Insofern haben die zweihundert Autoren, die sich dem Konsens der Karikaturenverehrung entzogen, in New York etwas Großes getan. Sie haben die von Kołakowski bezeichnete Aporie nicht aus dem Weg schaffen können, aber sie haben den Umweg gezeigt, den man auch gehen könnte – und den die politischen Pragmatiker sei Langem schon gehen, auch wenn sie dafür von den Intellektuellen bis vor Kurzem verachtet wurden.
Quelle s.o. DIE ZEIT „In den Sackgassen der Toleranz“ (Jens Jessen)
Noch einmal: Muss der Respekt vor der anderen Kultur – ob wir sie nun in der Ferne als Mehrheitskultur oder bei uns in der Nähe als Minderheitskultur erleben – soweit gehen, dass wir z.B. auch ihre Frauenverachtung respektieren?
Natürlich nicht. Genügt es – frei nach Diderot – den anderen die Möglichkeit zu geben, ihre Meinung über die Stellung der Frau zu artikulieren?
Jens Jessen meint (a.a.O.):
Das Dilemma lässt sich nur lösen, wenn man das Prinzip der Toleranz an seiner Vollendung hindert. Daher die berühmte, schon von Voltaire und anderen im 18. Jahrhundert erdachte Formel: Die Toleranz müsse ihre Grenze an der Intoleranz finden. Mörderischer Fanatismus muss nicht toleriert werden.
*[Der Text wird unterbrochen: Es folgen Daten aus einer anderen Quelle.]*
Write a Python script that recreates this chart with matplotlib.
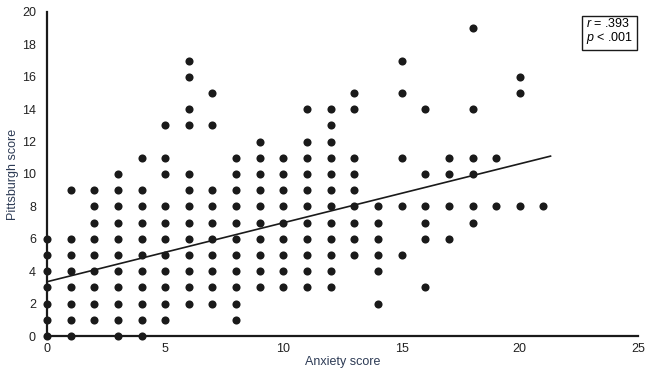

Für unsere Tage und unseren Konflikt mit der islamischen Welt könnte das aber auch heißen, das eigene Toleranzideal nicht auszureizen, bis es den intoleranten Kern der fremden Kultur erreicht. Wo aber sollte die Grenze sein? Erst bei offener Blasphemie? Oder schon beim Kopftuch oder der notorischen Unterdrückung der Frau?